Ella está alienada de la realidad por su trabajo, con un ritmo disparatado. Cuando va a la juguetería se queda sorprendida con el efecto de la megafonía al ganar el premio al juguete de la semana, como si estuviera en un plató. Después se encuentra a Gabi y topa con la realidad. Es un instante muy poético.
Ése, el de la juguetería y la cabalgata, es mi capítulo favorito. Si tuviera dinero lo sacaría en el cine. Al final de ese capítulo llama a su hermana y es incapaz de decir lo que le ha pasado.
Tiene que aclararse consigo misma para poder comunicarse con los demás.
Jabato le dice que su problema es no querer mostrarse en plan perdedor, se prohíbe la vulnerabilidad.
Porque ella tiene una imagen de alegría e ir siempre con el pan bajo el brazo.

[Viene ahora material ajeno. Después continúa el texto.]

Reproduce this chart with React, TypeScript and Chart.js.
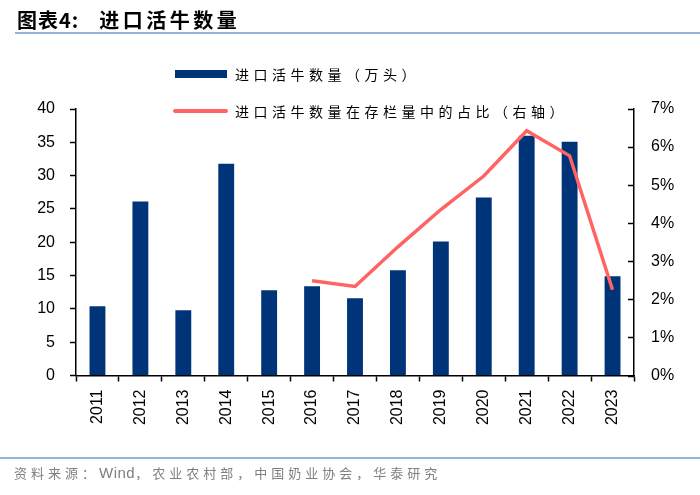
import React, { useEffect, useRef } from "react";
import { Chart, registerables } from "chart.js";

Chart.register(...registerables);

const years = ["2011", "2012", "2013", "2014", "2015", "2016", "2017", "2018", "2019", "2020", "2021", "2022", "2023"];
const importCattle = [10.4, 26.1, 9.8, 31.8, 12.8, 13.4, 11.6, 15.8, 20.1, 26.7, 36.0, 35.1, 14.9];
const importShare = [null, null, null, null, null, 2.49, 2.34, 3.38, 4.36, 5.24, 6.43, 5.77, 2.25];
const barLabel = "进口活牛数量（万头）";
const lineLabel = "进口活牛数量在存栏量中的占比（右轴）";
const titleText = "图表4:";
const titleMain = "进口活牛数量";
const sourcePre = "资料来源：";
const sourceWind = "Wind";
const sourcePost = "，农业农村部，中国奶业协会，华泰研究";

const BAR_COLOR = "#003478";
const LINE_COLOR = "#FF6464";
const CJK = "'Noto Sans CJK SC', 'Noto Sans', sans-serif";

const rightTicksPlugin = {
  id: "rightTicks",
  afterDraw(chart: any) {
    const s = chart.scales.y1;
    const ctx = chart.ctx;
    ctx.save();
    ctx.strokeStyle = "#000";
    ctx.lineWidth = 1.5;
    s.ticks.forEach((t: any) => {
      const y = Math.round(s.getPixelForValue(t.value)) + 0.5;
      ctx.beginPath();
      ctx.moveTo(s.left - 6, y);
      ctx.lineTo(s.left, y);
      ctx.stroke();
    });
    ctx.restore();
  },
};

export default function App() {
  const ref = useRef<HTMLCanvasElement>(null);
  useEffect(() => {
    if (!ref.current) return;
    Chart.defaults.font.family = "'Liberation Sans', Arial, sans-serif";
    const chart = new Chart(ref.current, {
      type: "bar",
      data: {
        labels: years,
        datasets: [
          {
            type: "line",
            label: lineLabel,
            data: importShare,
            yAxisID: "y1",
            borderColor: LINE_COLOR,
            backgroundColor: LINE_COLOR,
            borderWidth: 3.5,
            pointRadius: 0,
            tension: 0,
            order: 0,
          } as any,
          {
            type: "bar",
            label: barLabel,
            data: importCattle,
            yAxisID: "y",
            backgroundColor: BAR_COLOR,
            borderWidth: 0,
            barPercentage: 0.37,
            categoryPercentage: 1,
            order: 1,
          },
        ],
      },
      options: {
        animation: false,
        responsive: false,
        devicePixelRatio: 1,
        layout: { padding: { left: 0, right: 26, top: 109, bottom: 39.5 } },
        plugins: { legend: { display: false }, tooltip: { enabled: false } },
        scales: {
          x: {
            grid: {
              display: true,
              drawOnChartArea: false,
              tickLength: 6,
              tickColor: "#000",
              tickWidth: 1.5,
            },
            border: { color: "#000", width: 1.5 },
            ticks: {
              minRotation: 90,
              maxRotation: 90,
              padding: 8,
              color: "#000",
              font: { size: 16 },
            },
            afterFit: (s: any) => {
              s.height = 80;
            },
          },
          y: {
            position: "left",
            min: 0,
            max: 40,
            grid: {
              display: true,
              drawOnChartArea: false,
              tickLength: 6,
              tickColor: "#000",
              tickWidth: 1.5,
            },
            border: { color: "#000", width: 1.5 },
            ticks: { stepSize: 5, padding: 15, color: "#000", font: { size: 16 } },
            afterFit: (s: any) => {
              s.width = 76;
            },
          },
          y1: {
            position: "right",
            min: 0,
            max: 7,
            grid: { display: false, drawTicks: false },
            border: { color: "#000", width: 1.5 },
            ticks: {
              stepSize: 1,
              padding: 17,
              color: "#000",
              font: { size: 16 },
              callback: (v: any) => v + "%",
            },
            afterFit: (s: any) => {
              s.width = 40;
            },
          },
        },
      },
      plugins: [rightTicksPlugin],
    });
    return () => chart.destroy();
  }, []);

  const legendText: React.CSSProperties = {
    position: "absolute",
    left: 235,
    fontFamily: CJK,
    fontSize: 14,
    letterSpacing: 4.5,
    color: "#000",
    lineHeight: "20px",
    whiteSpace: "nowrap",
  };

  return (
    <div style={{ position: "fixed", left: 0, top: 0, width: 700, height: 495, background: "#fff", overflow: "hidden" }}>
      <canvas ref={ref} width={700} height={495} style={{ position: "absolute", left: 0, top: 0 }} />
      <div
        style={{
          position: "absolute",
          left: 17,
          top: 7,
          fontFamily: CJK,
          fontWeight: 700,
          fontSize: 20,
          lineHeight: "26px",
          color: "#000",
          whiteSpace: "nowrap",
        }}
      >
        <span style={{ letterSpacing: 1 }}>{titleText}</span>
        <span style={{ marginLeft: 20, letterSpacing: 3.5 }}>{titleMain}</span>
      </div>
      <div style={{ position: "absolute", left: 15, top: 32, width: 685, height: 2, background: "#95B3D7" }} />
      <div style={{ position: "absolute", left: 175, top: 70, width: 52, height: 8, background: BAR_COLOR }} />
      <div style={{ ...legendText, top: 64 }}>{barLabel}</div>
      <div style={{ position: "absolute", left: 173, top: 109, width: 55, height: 4, background: LINE_COLOR, borderRadius: 2 }} />
      <div style={{ ...legendText, top: 101 }}>{lineLabel}</div>
      <div style={{ position: "absolute", left: 0, top: 457, width: 700, height: 2, background: "#95B3D7" }} />
      <div
        style={{
          position: "absolute",
          left: 14,
          top: 463,
          fontFamily: CJK,
          fontSize: 13,
          letterSpacing: 4,
          color: "#808080",
          lineHeight: "20px",
          whiteSpace: "nowrap",
        }}
      >
        {sourcePre}
        <span style={{ fontFamily: "'Liberation Sans', Arial, sans-serif", fontSize: 15, letterSpacing: 0.5 }}>{sourceWind}</span>
        {sourcePost}
      </div>
    </div>
  );
}
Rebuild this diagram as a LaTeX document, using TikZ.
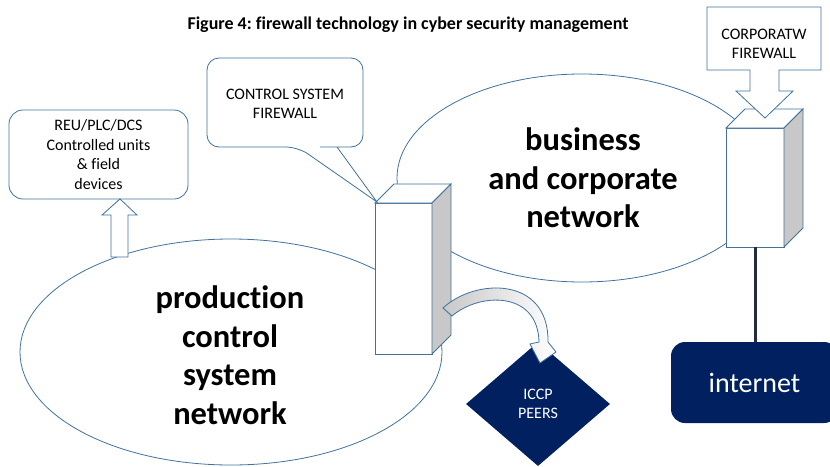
\documentclass[tikz,border=0pt]{standalone}
\usepackage{fontspec}
\setmainfont{Carlito}[Ligatures=NoCommon]
\usetikzlibrary{shapes.geometric}
\definecolor{edgeblue}{HTML}{41719C}
\definecolor{navy}{HTML}{002060}
\definecolor{sidegrey}{HTML}{C8C8C8}
\definecolor{wire}{HTML}{262C3A}
\frenchspacing
\tikzset{
	outline/.style={draw=edgeblue, line width=0.8pt},
	smalltext/.style={font=\fontsize{16}{19.5}\selectfont, align=center},
	bigtext/.style={font=\fontsize{32.5}{38.5}\selectfont\bfseries, align=center},
}
% firewall box: front top-left corner, width, height, depth
\def\firewall(#1,#2)(#3:#4:#5){
	\draw[outline, fill=white] (#1,#2) rectangle ++(#3,#4);
	\draw[outline, fill=white] (#1,#2) -- ++(#5,-#5) -- ++(#3,0) -- ++(-#5,#5) -- cycle;
	\draw[outline, fill=sidegrey] (#1+#3,#2) -- ++(#5,-#5) -- ++(0,#4) -- ++(-#5,#5) -- cycle;}

\begin{document}
\begin{tikzpicture}[x=1pt, y=-1pt]
		%%%%% START %%%%%
		\useasboundingbox (0,0) rectangle (830,466);
		
		\node[font=\fontsize{18}{21}\selectfont\bfseries, anchor=base] (title) at (408,29) {Figure 4: firewall technology in cyber security management};
		
		% the two networks
		\draw[outline] (582,178) ellipse [x radius=185, y radius=104];
		\draw[outline] (231,352) ellipse [x radius=211, y radius=113];
		\node[bigtext] (business) at (583,178) {business\\and corporate\\network};
		\node[bigtext] (production) at (230,355) {production\\control\\system\\network};
		
		% field devices
		\node[outline, rounded corners=14pt, minimum width=179pt, minimum height=89pt, smalltext] (units) at (98.5,154.5) {REU/PLC/DCS\\Controlled units\\\& field\\devices};
		\draw[outline, fill=white] (120,199) -- (137,215) -- (128,215) -- (128,257) -- (111,257) -- (111,215) -- (102,215) -- cycle;
		
		% control system firewall
		\node[diamond, fill=navy, minimum width=144pt, minimum height=124pt, inner sep=0pt, text=white, smalltext] (iccp) at (538,404) {ICCP\\PEERS};
		\firewall(375,203)(57:151:19)
		\shadedraw[outline, left color=sidegrey, right color=white] (443,308) .. controls (475,278) and (549,276) .. (548,342) -- (556,352) -- (540,363) -- (530,344) -- (539,342) .. controls (538,291) and (480,292) .. (452,316) -- cycle;
		\draw[outline, fill=white, rounded corners=12pt] (320,147) -- (363,147) -- (363,58) -- (207,58) -- (207,147) -- (298,147) [sharp corners] -- (377,202) -- (337,147) -- cycle;
		\node[smalltext] (cstext) at (285,104) {CONTROL SYSTEM\\FIREWALL};
		
		% corporate firewall and internet
		\firewall(726,128)(58:119:19)
		\draw[outline, fill=white] (707,7) -- (821,7) -- (821,70) -- (779,70) -- (779,91) -- (793,91) -- (765,118) -- (736,91) -- (750,91) -- (750,70) -- (707,70) -- cycle;
		\node[smalltext] (cftext) at (764,44) {CORPORATW\\FIREWALL};
		\coordinate (corpbase) at (755,247);
		\node[fill=navy, rounded corners=14pt, minimum width=167pt, minimum height=81pt, text=white, font=\fontsize{28}{32}\selectfont] (internet) at (754.5,382.5) {internet};
		\draw[line width=3pt, wire] (corpbase) -- (corpbase |- internet.north);
		
		%%%%% END %%%%%
\end{tikzpicture}
\end{document}
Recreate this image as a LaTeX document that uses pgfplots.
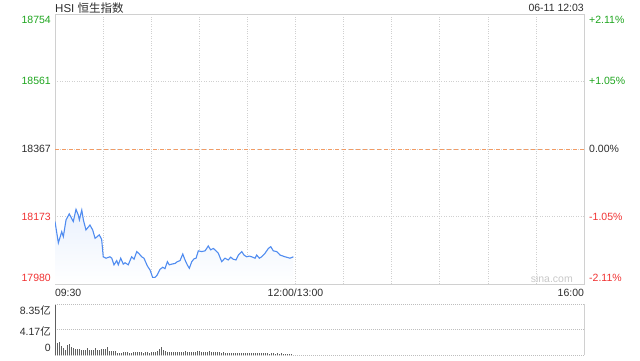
\documentclass[border=0pt]{standalone}
\usepackage{pgfplots}
\pgfplotsset{compat=1.18}
\usepackage{pgfplotstable}
\usepackage{fontspec}
\setmainfont{Liberation Sans}
\newfontfamily\cjk{Noto Sans CJK SC}
\definecolor{gridc}{RGB}{208,208,208}
\definecolor{vgridc}{RGB}{190,190,190}
\definecolor{framec}{RGB}{208,208,208}
\definecolor{upc}{RGB}{30,165,30}
\definecolor{dnc}{RGB}{240,50,50}
\definecolor{txt}{RGB}{45,45,45}
\definecolor{linec}{RGB}{80,140,240}
\definecolor{volc}{RGB}{95,95,95}
\definecolor{midc}{RGB}{242,155,100}
\definecolor{wm}{RGB}{200,200,200}
\newcommand{\dn}[2]{\raisebox{-#1}[\height][\depth]{#2}}
\newcommand{\up}[2]{\raisebox{#1}[\height][\depth]{#2}}

\pgfplotstableread{
t v
0 18159
2.1 18098
4.2 18130
5.2 18116
6.9 18164
8.9 18181
10.4 18168
11.4 18159
13.1 18194
14.5 18178
15.2 18164
16.7 18192
17.7 18164
19.3 18135
21.8 18149
23.5 18135
25.0 18111
26.4 18116
27.6 18121
29.1 18108
30.1 18058
31.8 18054
34.3 18058
35.4 18054
36.8 18035
38.5 18047
39.5 18035
41.0 18054
42.6 18037
43.7 18041
45.7 18035
47.8 18058
49.3 18051
51.0 18073
52.6 18066
54.1 18058
55.5 18054
57.6 18032
59.3 18020
60.9 17999
62.4 17999
63.8 18006
65.5 18022
67.2 18028
68.6 18024
70.1 18044
71.3 18035
72.8 18037
74.9 18039
76.3 18044
78.0 18047
79.7 18066
81.1 18049
82.5 18035
83.8 18025
85.3 18044
86.7 18052
88.0 18054
89.4 18075
91.5 18073
93.6 18075
95.6 18089
97.1 18078
98.8 18082
100.4 18075
101.9 18068
104.0 18044
106.0 18054
108.1 18049
109.6 18057
111.2 18051
112.9 18049
114.4 18063
115.4 18068
116.5 18073
117.9 18063
119.6 18058
121.2 18060
122.7 18058
124.8 18054
125.8 18063
127.5 18054
128.9 18058
131.0 18068
133.1 18082
134.6 18087
136.2 18075
138.3 18073
140.4 18063
143.5 18058
146.6 18054
148.7 18058
}\hsi

\pgfplotstableread{
t v
0 8.2
1.25 1.9
2.5 2.2
3.75 1.4
5 1.15
6.25 0.9
7.5 1.6
8.75 1.8
10 1.25
11.25 1.1
12.5 1.0
13.75 1.0
15 0.95
16.25 0.9
17.5 0.85
18.75 0.85
20 1.15
21.25 0.9
22.5 0.85
23.75 0.85
25 1.15
26.25 0.9
27.5 0.9
28.75 1.0
30 1.0
31.25 1.0
32.5 1.35
33.75 0.7
35 0.6
36.25 0.6
37.5 0.65
38.75 0.35
40 0.35
41.25 0.4
42.5 0.45
43.75 0.5
45 0.45
46.25 0.4
47.5 0.35
48.75 0.5
50 0.45
51.25 0.45
52.5 0.5
53.75 0.45
55 0.4
56.25 0.45
57.5 0.55
58.75 0.4
60 0.45
61.25 0.55
62.5 0.5
63.75 0.6
65 1.0
66.25 1.3
67.5 0.9
68.75 0.6
70 0.5
71.25 0.5
72.5 0.45
73.75 0.5
75 0.45
76.25 0.55
77.5 0.5
78.75 0.45
80 0.5
81.25 0.6
82.5 0.45
83.75 0.5
85 0.55
86.25 0.45
87.5 0.5
88.75 0.7
90 0.6
91.25 0.5
92.5 0.55
93.75 0.45
95 0.5
96.25 0.6
97.5 0.45
98.75 0.5
100 0.55
101.25 0.45
102.5 0.5
103.75 0.4
105 0.45
106.25 0.4
107.5 0.35
108.75 0.4
110 0.35
111.25 0.3
112.5 0.3
113.75 0.35
115 0.3
116.25 0.25
117.5 0.3
118.75 0.3
120 0.25
121.25 0.3
122.5 0.25
123.75 0.3
125 0.3
126.25 0.25
127.5 0.3
128.75 0.25
130 0.25
131.25 0.3
132.5 0.25
133.75 0.2
135 0.25
136.25 0.25
137.5 0.2
138.75 0.25
140 0.2
141.25 0.25
142.5 0.2
143.75 0.2
145 0.2
146.25 0.15
147.5 0.2
}\vol

\begin{document}
\begin{tikzpicture}[x=1pt,y=1pt]
\path[use as bounding box] (0,0) rectangle (640,360);
\pgfplotsset{
  every axis/.append style={
    scale only axis, anchor=south west,
    tick label style={font=\fontsize{10.5}{12}\selectfont, text=txt},
    major tick length=0pt,
    scaled ticks=false,
  }
}
% main price panel
\begin{axis}[
  at={(55pt,76pt)}, width=529pt, height=270pt,
  xmin=0, xmax=330, ymin=17980, ymax=18754,
  axis line style={framec, line width=1pt},
  xtick={0,30,...,330},
  xticklabels={\rlap{09:30},,,,,12:00/13:00,,,,,,\llap{16:00}},
  xticklabel style={anchor=north, inner sep=0pt, yshift=-5pt},
  ytick={17980,18173,18367,18561,18754},
  yticklabels={{\textcolor{dnc}{\up{6pt}{17980}}},{\textcolor{dnc}{18173}},{18367},{\textcolor{upc}{18561}},{\textcolor{upc}{\dn{6pt}{18754}}}},
  yticklabel style={anchor=east, inner sep=0pt, xshift=-4pt},
  ytick pos=left, xtick pos=bottom,
  xmajorgrids, ymajorgrids,
  grid style={gridc, line width=0.6pt, dash pattern=on 1pt off 1.4pt},
]
\addplot[draw=none, top color=linec!12, bottom color=white] table[x=t,y=v] {\hsi} |- (axis cs:0,17980) -- cycle;
\addplot[midc, line width=1pt, dash pattern=on 4pt off 3pt] coordinates {(0,18367) (330,18367)};
\addplot[linec, line width=1.1pt] table[x=t,y=v] {\hsi};
\end{axis}
% right percent labels
\begin{axis}[
  at={(55pt,76pt)}, width=529pt, height=270pt,
  xmin=0, xmax=330, ymin=17980, ymax=18754,
  xtick=\empty, xticklabels={},
  axis x line=none, axis y line*=right,
  axis line style={framec, line width=1pt},
  ytick={17980,18173,18367,18561,18754},
  yticklabels={{\textcolor{dnc}{\up{6pt}{-2.11\%}}},{\textcolor{dnc}{-1.05\%}},{0.00\%},{\textcolor{upc}{+1.05\%}},{\textcolor{upc}{\dn{6pt}{+2.11\%}}}},
  yticklabel style={anchor=west, inner sep=0pt, xshift=5pt},
]
\end{axis}
% volume panel
\begin{axis}[
  at={(55pt,5pt)}, width=529pt, height=51pt,
  xmin=0, xmax=330, ymin=0, ymax=8.35,
  xtick=\empty, xticklabels={},
  axis x line=none, axis y line=box,
  axis line style={framec, line width=1pt},
  ytick={0,4.17,8.35},
  yticklabels={{\up{7pt}{0}},{\dn{1.5pt}{4.17{\cjk 亿}}},{\dn{7pt}{8.35{\cjk 亿}}}},
  yticklabel style={anchor=east, inner sep=0pt, xshift=-4pt},
  ytick pos=left,
  ymajorgrids,
  grid style={vgridc, line width=1pt, dash pattern=on 1pt off 1pt},
]
\addplot[ycomb, volc, line width=1pt] table[x=t,y=v] {\vol};
\end{axis}
\node[anchor=base west, inner sep=0pt, text=txt, font=\fontsize{11.5}{13}\selectfont] at (55,348) {HSI {\cjk 恒生指数}};
\node[anchor=base east, inner sep=0pt, text=txt, font=\fontsize{10.5}{12}\selectfont] at (584,348.5) {06-11 12:03};
\node[anchor=base east, inner sep=0pt, text=wm, font=\fontsize{10.5}{12}\selectfont] at (573,78) {sina.com};
\end{tikzpicture}
\end{document}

Dos psicólogas me escribieron preguntándome si había estudiado psicología. Una de ellas me decía una cosa muy interesante. Los niños, y por lo tanto también los adultos, son mucho más obedientes de lo que parece. Responden al papel que les asignan los padres al principio de su vida. Muchas veces no es porque ellos sean así, sino porque se creen el rol que les dan. Yo me siento así con respecto a mi trabajo. He cambiado de registro y puede parecer que debo cumplir las expectativas generadas en los lectores.
Liberarse, tanto en su caso como en el tuyo, del estereotipo es algo muy positivo.
Puedes defraudar en un principio, pero luego las cosas cambian. Es cómo cuando me preguntan si he abandonado el humor. No, simplemente hay un tiempo para cada cosa.
Y pese a ser Lo que me queda por vivir una novela seria, el lector de Elvira Lindo puede encontrar detalles de tu producción anterior sin rebuscar en demasía.
Un ejemplo sería la escena de la marisquería con el padre, que tiene una presencia de hombre grande que todo lo abarca, fuma, bebe, comenta cualquier cosa…
Es un tipo de español clásico.
Es a lo Paco Rabal, tiene mucha gracia, es expresivo.
Tengo un amigo de 67 años que aún sale de fiesta y me recuerda mucho al padre de Antonia.
Hombres que no tienen límite.
Y contrasta con Antonia.
Sí, pero probablemente le gustaría parecerse más al padre.
¿Crees que tendrán continuidad los personajes de la novela?
Muchos lectores dicen que el libro se hace corto. Creo que crea un estado de ansiedad porque siempre piensas que le ocurrirá algo.
Aquí entra la cuestión de la empatía. Al ser un niño de los ochenta de madre soltera pensaba en situaciones parecidas, como el fragmento del cine, donde Gabi ve todo pequeño, pero claro, pasa el tiempo y las dimensiones cambian.
Me escriben hablando del libro, pero por otro lado me cuentan una cosa personal. La reacción de los primeros lectores es que el libro se lee deprisa porque se genera una empatía, y puede que al fin y al cabo los personajes hayan logrado ser un elemento reflexivo para el lector.